My main question is...do these bags just suck? Or is my ride quality just ****ed up? The previous owner tboned someone (which he neglected to tell me until I figured it out a while after I got the car) and the frame is somewhat f*cked, so it shouldnt be surprising that my ride quality sucks right? I noticed that my right wheel sits a lot farther forward compared to the left wheel. When I had coils, I needed to use a 5 mm spacer on the drivers side so the wheel could clear the strut, and it was not necessary on the passenger side wheel. 

The frame was "straightened" but they did a piss poor job. If I were to get it straightened for reals, would it help me or would my ride quality always be ****?


----------



## boostingti4ever (May 17, 2011)

driving at 90 psi is your problem. i drive at 35-40 psi


----------



## Slamtastic (Jul 24, 2010)

boostingti4ever said:


> driving at 90 psi is your problem. i drive at 35-40 psi


:thumbup::thumbup:

Also, the pressure in the bags doesn't go up when your inclined, the pressure in the gauge does.

My lifestyles ride pretty good, not as good as XL's, but the OG lifestyles are more for 'performance'.


----------



## bboy_jon (Jan 19, 2010)

boostingti4ever said:


> driving at 90 psi is your problem. i drive at 35-40 psi


 Well, if aired out completely, the car doesnt even lift to a driveable level until about 80 psi. If I raise the car all the way up to around 100 psi or so, then drop it down, than the car is driveable at lower psi's...why is this though? To me, all I can think of is that it takes a good amount of pressure to lift up the engine but once it is lifted, it doesnt take much to hold it up...? 



dubbin18 said:


> :thumbup::thumbup:
> 
> Also, the pressure in the bags doesn't go up when your inclined, the pressure in the gauge does.
> 
> My lifestyles ride pretty good, not as good as XL's, but the OG lifestyles are more for 'performance'.


 That makes sense  I am afraid to take turns fast as I see the gauges fluctuate and it scares the **** out of me...makes me wish I had coilovers again since I didnt have to care  

Are there different versions of life styles? current and older ones, or are the current ones named something different? I bought mine used back in august and they have had maybe 4000 miles on them.


----------



## prospal (Mar 8, 2011)

I have sort of the same problem with regards to driving at elevated pressures. I'm in a MK6 GTI with XL fronts/ss5 rears. At 40psi in the front _something_ (i think frame notch) starts to chatter with something else (definitely sounds like metal on metal). If i try to go any lower, start to get like a grinding sound, so I just stop going lower and air back up. When the car is stationary, absolutely no noises. 
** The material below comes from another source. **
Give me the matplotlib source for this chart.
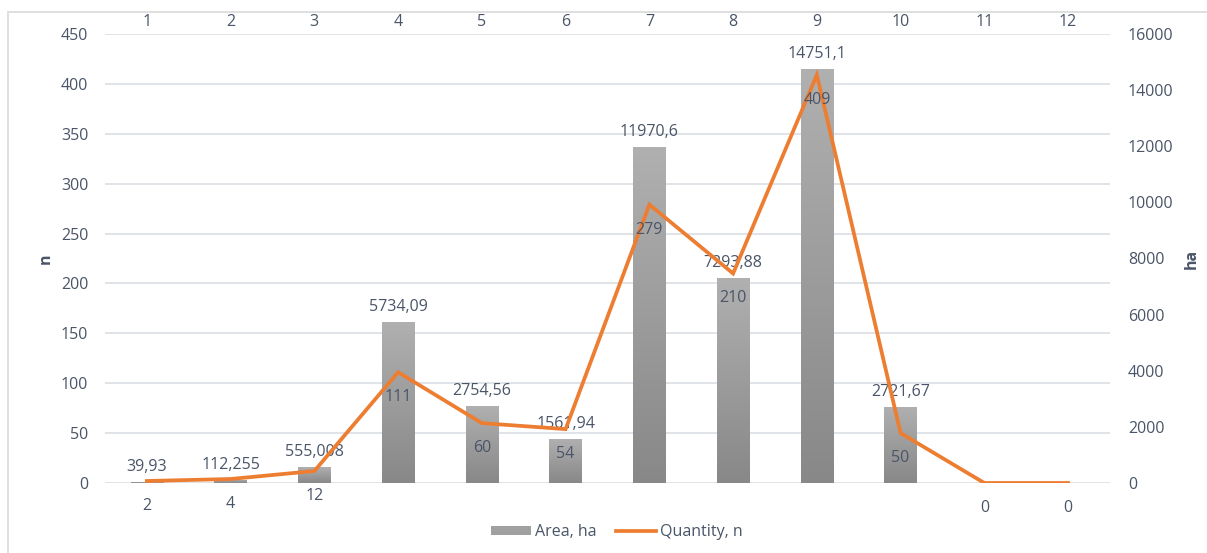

So I really wonder how some people say 35-45 psi fronts is drivable. For me, stock like comfort is around 60-70psi front/40 psi rear (this pressure equates to a ride height that basically looks like i'm on koni coils). I can drive at 45-50psi front/25psi rear, but really gotta watch out for road seams, can't take certain turns or else the front wheels start to rub fender, and bumps/un-missable potholes in the road sound really rough.


----------



## Squirrel Nuts (Aug 25, 2010)

I ride at 40 front and 30 in the rear. I have XL's in the front with SS5 rears and I've noticed my SS5's ride rough. I run Koni shocks and have them set to full soft. Something I've gotten used to but I do wish they rode a little softer.


----------



## [email protected] (Aug 22, 2006)

dubbin18 said:


> :thumbup::thumbup:
> 
> Also, the pressure in the bags doesn't go up when your inclined, the pressure in the gauge does.


 That would be the inversely proportional law between the reduction in volume equating to the increase of air pressure as displayed by your air gauge  :beer: 



prospal said:


> I have sort of the same problem with regards to driving at elevated pressures. I'm in a MK6 GTI with XL fronts/ss5 rears. At 40psi in the front _something_ (i think frame notch) starts to chatter with something else (definitely sounds like metal on metal). If i try to go any lower, start to get like a grinding sound, so I just stop going lower and air back up. When the car is stationary, absolutely no noises.
> 
> So I really wonder how some people say 35-45 psi fronts is drivable. For me, stock like comfort is around 60-70psi front/40 psi rear (this pressure equates to a ride height that basically looks like i'm on koni coils). I can drive at 45-50psi front/25psi rear, but really gotta watch out for road seams, can't take certain turns or else the front wheels start to rub fender, and bumps/un-missable potholes in the road sound really rough.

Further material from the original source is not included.